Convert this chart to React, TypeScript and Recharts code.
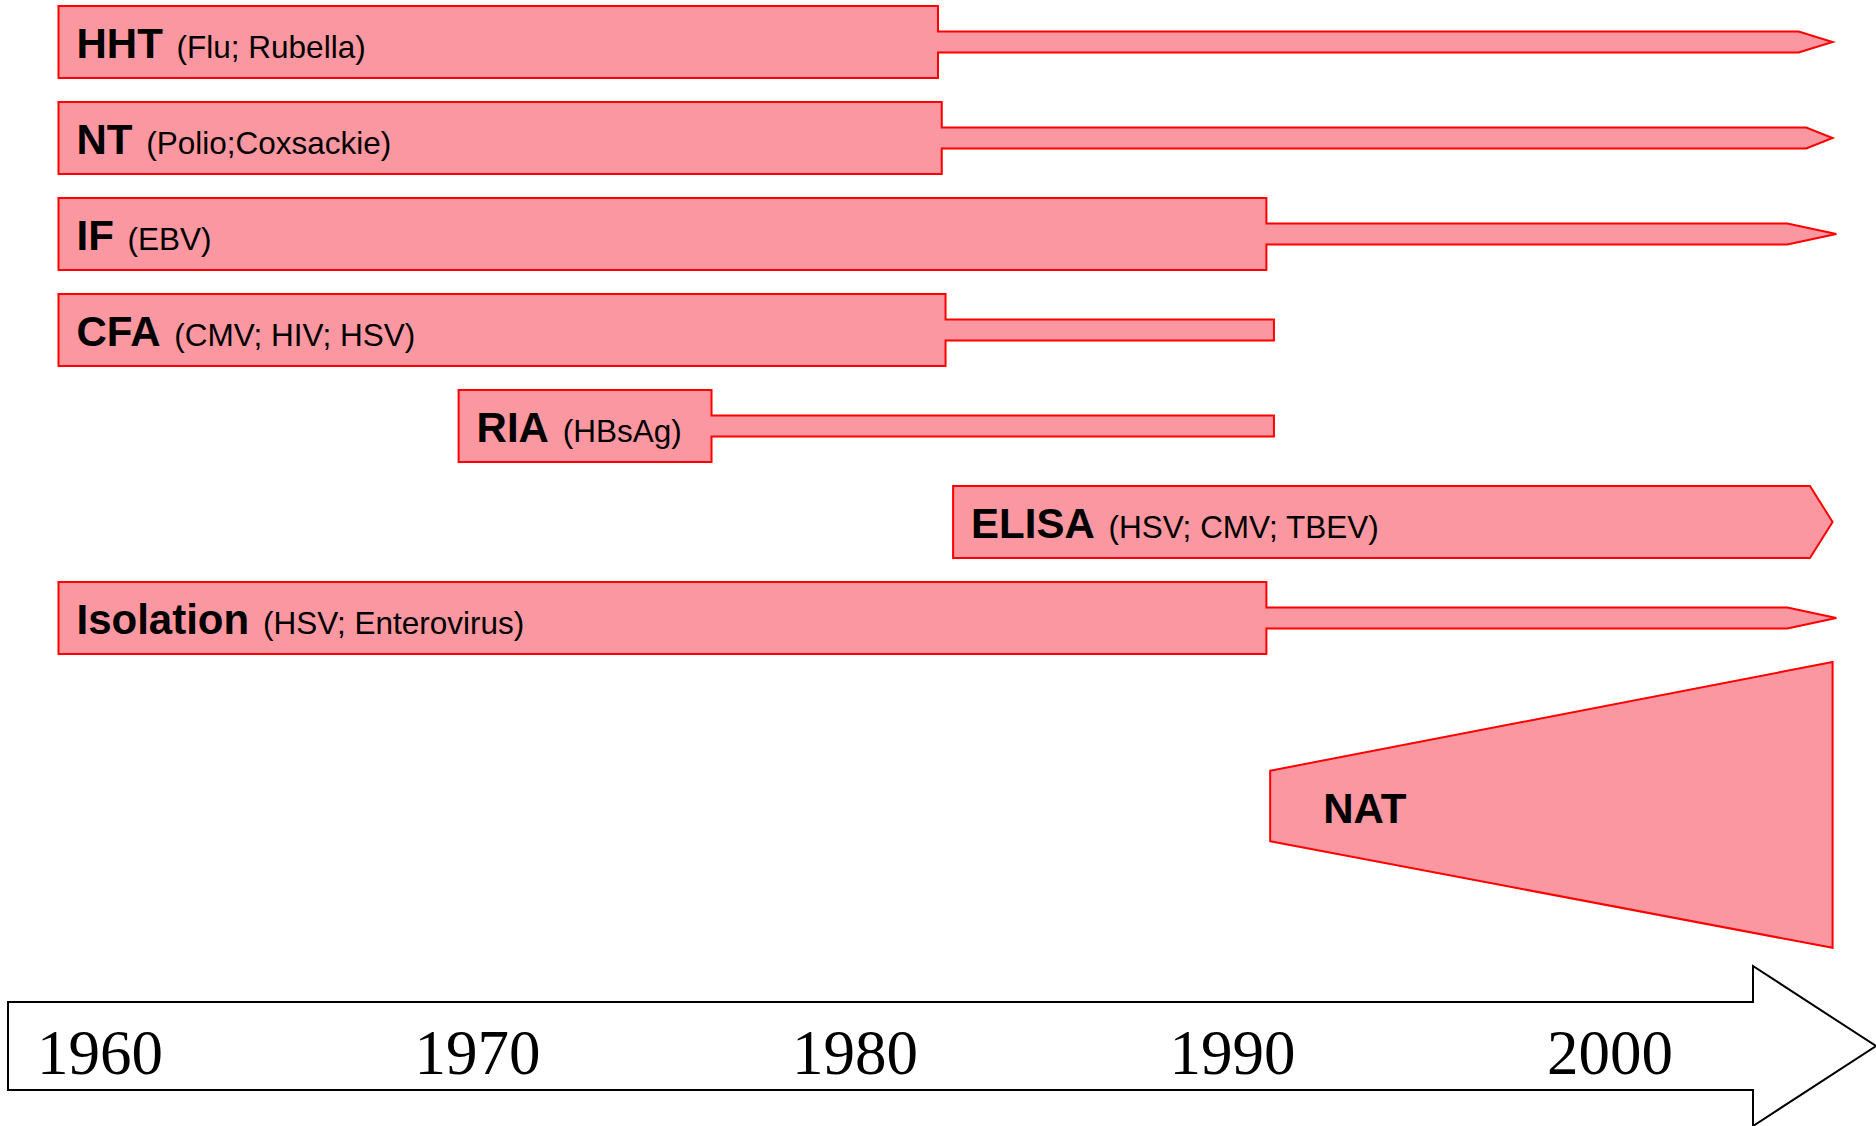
import { ComposedChart, Bar, XAxis, YAxis } from "recharts";

// diagnostic methods, top to bottom
const methods = ["HHT", "NT", "IF", "CFA", "RIA", "ELISA", "Isolation"];
const targets = [
  "(Flu; Rubella)",
  "(Polio;Coxsackie)",
  "(EBV)",
  "(CMV; HIV; HSV)",
  "(HBsAg)",
  "(HSV; CMV; TBEV)",
  "(HSV; Enterovirus)",
];

// years
const startYear = [1958.9, 1958.9, 1958.9, 1958.9, 1969.5, 1982.6, 1958.9];
const peakEndYear = [1982.2, 1982.3, 1990.9, 1982.4, 1976.2, 2005.3, 1990.9];
const tailEndYear = [2005.0, 2005.2, 2004.7, 1991.1, 1991.1, 2005.3, 2004.7];
const tipYear = [2005.9, 2005.9, 2006.0, 1991.1, 1991.1, 2005.9, 2006.0];

const natYears = [1991.0, 2005.9];
const yearTicks = [1960, 1970, 1980, 1990, 2000];

const FILL = "#fb97a0";
const EDGE = "#ff0000";
const SANS = "'Liberation Sans', Arial, sans-serif";

const rows = methods.map((name, i) => ({
  name,
  kind: "method",
  sub: targets[i],
  range: [startYear[i], tipYear[i]],
  start: startYear[i],
  peakEnd: peakEndYear[i],
  tailEnd: tailEndYear[i],
  tip: tipYear[i],
}));

const data = [
  ...rows,
  { name: " ", kind: "gap", range: null },
  { name: "NAT", kind: "nat", range: natYears },
];

function LaneShape(props: any) {
  const { x, y, width, height, payload } = props;
  if (!payload || payload.kind === "gap" || !width) return null;
  const cy = y + height / 2;

  if (payload.kind === "nat") {
    // the funnel sits a touch above its lane centre
    const c = cy - 4;
    const x1 = x + width;
    const pts = [
      [x, c - height * 0.49],
      [x1, c - height * 2.0],
      [x1, c + height * 1.97],
      [x, c + height * 0.49],
    ];
    return (
      <g>
        <polygon
          points={pts.map((p) => p.join(",")).join(" ")}
          fill={FILL}
          stroke={EDGE}
          strokeWidth={2}
        />
        <text x={x + 53} y={c + 17} fontFamily={SANS} fontWeight="bold" fontSize={42} fill="#000">
          NAT
        </text>
      </g>
    );
  }

  const ppy = width / (payload.tip - payload.start);
  const xb = x + (payload.peakEnd - payload.start) * ppy;
  const xl = x + (payload.tailEnd - payload.start) * ppy;
  const xt = x + width;
  const top = y;
  const bot = y + height;
  const noShaft = payload.peakEnd === payload.tailEnd;
  const st = noShaft ? top : cy - 10.5;
  const sb = noShaft ? bot : cy + 10.5;
  const pts = [
    [x, top],
    [xb, top],
    [xb, st],
    [xl, st],
    [xt, cy],
    [xl, sb],
    [xb, sb],
    [xb, bot],
    [x, bot],
  ];

  return (
    <g>
      <polygon
        points={pts.map((p) => p.join(",")).join(" ")}
        fill={FILL}
        stroke={EDGE}
        strokeWidth={2}
      />
      <text x={x + 18} y={cy + 16} fontFamily={SANS} fill="#000">
        <tspan fontWeight="bold" fontSize={42}>
          {payload.name}
        </tspan>
        <tspan fontSize={31.5} dx={5}>
          {" " + payload.sub}
        </tspan>
      </text>
    </g>
  );
}

function YearTick(props: any) {
  const { x, y, payload } = props;
  return (
    <text
      x={x}
      y={y + 216}
      textAnchor="middle"
      fontFamily="'Liberation Serif', 'Times New Roman', serif"
      fontSize={63}
      fill="#000"
    >
      {payload.value}
    </text>
  );
}

function TimelineArrow(props: any) {
  const vb = props.viewBox ?? { x: 0, y: 864, width: 1876, height: 268 };
  const { x, y, width, height } = vb;
  const left = x + 8;
  const right = x + width;
  const headX = right - 123;
  const cy = y + height - 80;
  const pts = [
    [left, cy - 44],
    [headX, cy - 44],
    [headX, cy - 80],
    [right, cy],
    [headX, cy + 80],
    [headX, cy + 44],
    [left, cy + 44],
  ];
  return (
    <polygon
      points={pts.map((p) => p.join(",")).join(" ")}
      fill="none"
      stroke="#000"
      strokeWidth={2}
    />
  );
}

export default function App() {
  return (
    <div style={{ position: "absolute", left: 0, top: -6, background: "#fff" }}>
      <ComposedChart
        width={1876}
        height={1132}
        layout="vertical"
        data={data}
        margin={{ top: 0, right: 0, bottom: 0, left: 0 }}
        barCategoryGap={12}
      >
        <XAxis
          type="number"
          domain={[1957.35, 2007.05]}
          ticks={yearTicks}
          interval={0}
          tick={<YearTick />}
          tickLine={false}
          axisLine={false}
          tickSize={0}
          tickMargin={0}
          height={268}
          label={{ content: (p: any) => <TimelineArrow {...p} /> }}
        />
        <YAxis type="category" dataKey="name" hide />
        <Bar dataKey="range" shape={(p: any) => <LaneShape {...p} />} isAnimationActive={false} />
      </ComposedChart>
    </div>
  );
}
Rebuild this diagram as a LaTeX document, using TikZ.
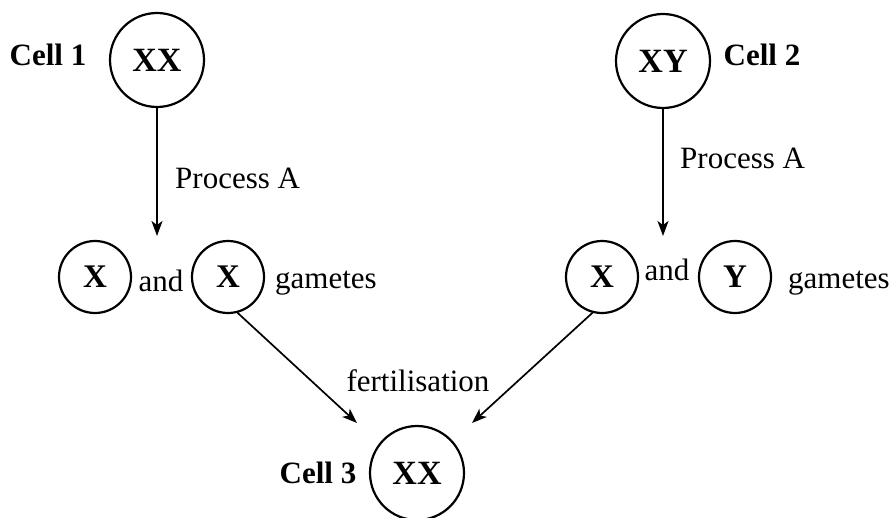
\documentclass[tikz,border=0pt]{standalone}
\usepackage{fontspec}
\setmainfont{Liberation Serif}
\usetikzlibrary{arrows.meta}
\begin{document}
\begin{tikzpicture}[x=1pt,y=-1pt,
  cell/.style={circle,draw,line width=2.2pt,minimum size=94pt,inner sep=0pt,font=\fontsize{34}{40}\selectfont\bfseries},
  gam/.style={circle,draw,line width=2.2pt,minimum size=72pt,inner sep=0pt,font=\fontsize{33}{39}\selectfont\bfseries},
  lbl/.style={font=\fontsize{31}{37}\selectfont,inner sep=0pt},
  blbl/.style={font=\fontsize{31}{37}\selectfont\bfseries,inner sep=0pt},
  arr/.style={line width=1.7pt,-{Stealth[length=15pt,width=11pt,inset=4pt]}}]
\useasboundingbox (0,0) rectangle (890,518);
% cells
\node[cell] (c1) at (157,60) {XX};
\node[cell] (c2) at (663,61) {XY};
\node[cell] (c3) at (417,473) {XX};
\node[blbl] (l1) at (48,55) {Cell 1};
\node[blbl] (l2) at (762,55) {Cell 2};
\node[blbl] (l3) at (318,473) {Cell 3};
% gametes
\node[gam] (g1) at (95,277) {X};
\node[gam] (g2) at (228,277) {X};
\node[gam] (g3) at (602,277) {X};
\node[gam] (g4) at (735,277) {Y};
\node[lbl] (a1) at (161,281) {and};
\node[lbl] (a2) at (667,270) {and};
\node[lbl,anchor=west] (gm1) at (275,283) {gametes};
\node[lbl,anchor=west] (gm2) at (788,283) {gametes};
% labels
\node[lbl,anchor=west] (p1) at (175,178) {Process A};
\node[lbl,anchor=west] (p2) at (680,158) {Process A};
\node[lbl] (f) at (418,381) {fertilisation};
% arrow ends
\coordinate (t1) at (157,236);
\coordinate (t2) at (663,236);
\coordinate (t3) at (357,423);
\coordinate (t4) at (472,423);
\draw[arr] (c1.south) -- (t1);
\draw[arr] (c2.south) -- (t2);
\draw[arr] (g2.-75) -- (t3);
\draw[arr] (g3.-105) -- (t4);
\end{tikzpicture}
\end{document}
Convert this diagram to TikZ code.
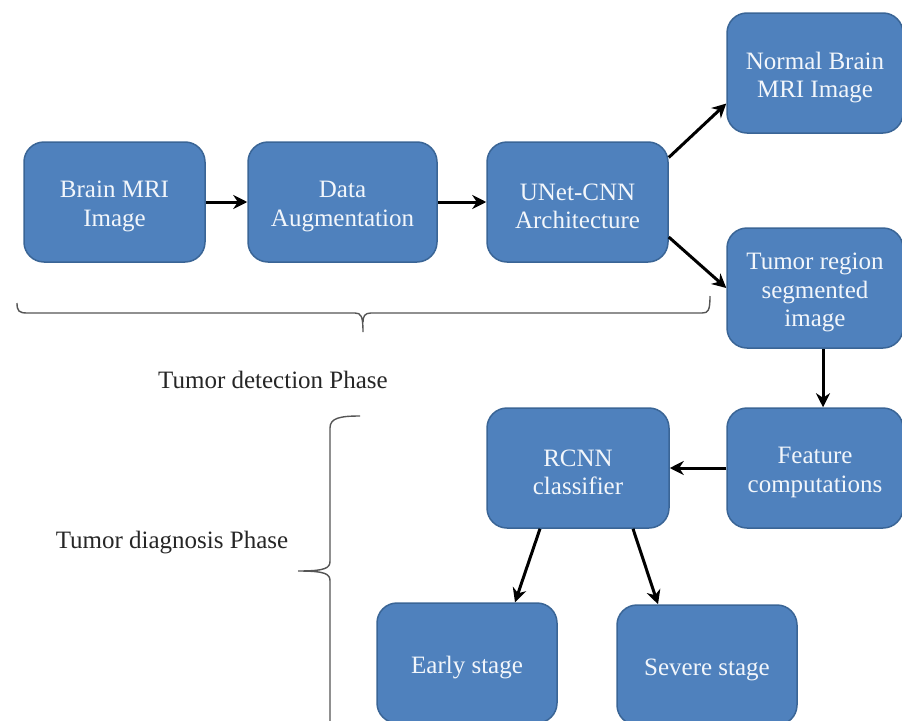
\documentclass[tikz,border=0pt]{standalone}
\usepackage{fontspec}
\setmainfont{Liberation Serif}
\usetikzlibrary{arrows.meta}
\definecolor{boxfill}{HTML}{4F81BD}
\definecolor{boxline}{HTML}{3A6596}
\definecolor{boxtext}{HTML}{F2F6FB}
\definecolor{bracegray}{HTML}{555555}
\tikzset{
  stagebox/.style={draw=boxline, line width=1.5pt, fill=boxfill, rounded corners=20pt, inner sep=0pt},
  boxlabel/.style={text=boxtext, align=center, font=\fontsize{25}{28.5}\selectfont, inner sep=0pt, yshift=-4.5pt},
  flowarrow/.style={line width=3pt, -{Stealth[length=14pt,width=14pt,inset=4.5pt]}},
  bracepath/.style={draw=bracegray, line width=1.4pt},
  phaselabel/.style={font=\fontsize{25}{28}\selectfont, text=black!85}
}
\begin{document}
\begin{tikzpicture}[x=1pt,y=-1pt]
\useasboundingbox (0,0) rectangle (902,720);
\begin{scope}
\clip (0,0) rectangle (902,720);
\node[stagebox, minimum width=181pt, minimum height=120pt, label={[boxlabel]center:Brain MRI\\Image}] (b1) at (114.5,202) {};
\node[stagebox, minimum width=189pt, minimum height=120pt, label={[boxlabel]center:Data\\Augmentation}] (b2) at (342.5,202) {};
\node[stagebox, minimum width=181pt, minimum height=120pt, label={[boxlabel]center:UNet-CNN\\Architecture}] (b3) at (577.5,202) {};
\node[stagebox, minimum width=176pt, minimum height=120pt, label={[boxlabel]center:Normal Brain\\MRI Image}] (n) at (815,73) {};
\node[stagebox, minimum width=176pt, minimum height=120pt, label={[boxlabel]center:Tumor region\\segmented\\image}] (t) at (815,288) {};
\node[stagebox, minimum width=176pt, minimum height=120pt, label={[boxlabel]center:Feature\\computations}] (f) at (815,468) {};
\node[stagebox, minimum width=182pt, minimum height=120pt, label={[boxlabel]center:RCNN\\classifier}] (r) at (578,468) {};
\node[stagebox, minimum width=180pt, minimum height=120pt, label={[boxlabel]center:Early stage}] (e) at (467,663) {};
\node[stagebox, minimum width=180pt, minimum height=120pt, label={[boxlabel]center:Severe stage}] (s) at (707,665) {};

\draw[flowarrow] (b1.east) -- (b2.west);
\draw[flowarrow] (b2.east) -- (b3.west);
\draw[flowarrow] (b3.26) -- (n.199);
\draw[flowarrow] (b3.-21) -- (t.west);
\draw[flowarrow] ([xshift=8]t.south) -- ([xshift=8]f.north);
\draw[flowarrow] (f.west) -- (r.east);
\draw[flowarrow] ([xshift=-38]r.south) -- ([xshift=48]e.north);
\draw[flowarrow] ([xshift=55]r.south) -- ([xshift=-49]s.north);

% top brace
\coordinate (tbL) at (17,303);
\coordinate (tbTip) at (363,332);
\coordinate (tbR) at (710,296);
\draw[bracepath] (tbL) .. controls (17,311) and (19,313) .. (27,313)
  -- (355,313) .. controls (361,313) and (363,316) .. (tbTip)
  (363,322) .. controls (363,316) and (365,313) .. (371,313)
  -- (702,313) .. controls (708,313) and (710,311) .. (tbR);
\node[phaselabel] (detlabel) at (273,380) {Tumor detection Phase};

% left brace
\coordinate (lbT) at (360,416);
\coordinate (lbTip) at (298,571);
\coordinate (lbB) at (330,730);
\draw[bracepath] (lbT) .. controls (340,416) and (330,418) .. (330,428)
  -- (330,561) .. controls (330,568) and (326,571) .. (lbTip)
  (lbTip) .. controls (326,571) and (330,574) .. (330,581)
  -- (lbB);
\node[phaselabel] (diaglabel) at (172,543) {Tumor diagnosis Phase};
\end{scope}
\end{tikzpicture}
\end{document}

◆ **Objective**
Up to and including the line with "Bar, XAxis, YAxis", copy the data above from its first line. Skip pictures.

◆ **Final result**
Convert this chart to React, TypeScript and Recharts code.
import { ComposedChart, Bar, XAxis, YAxis } from "recharts";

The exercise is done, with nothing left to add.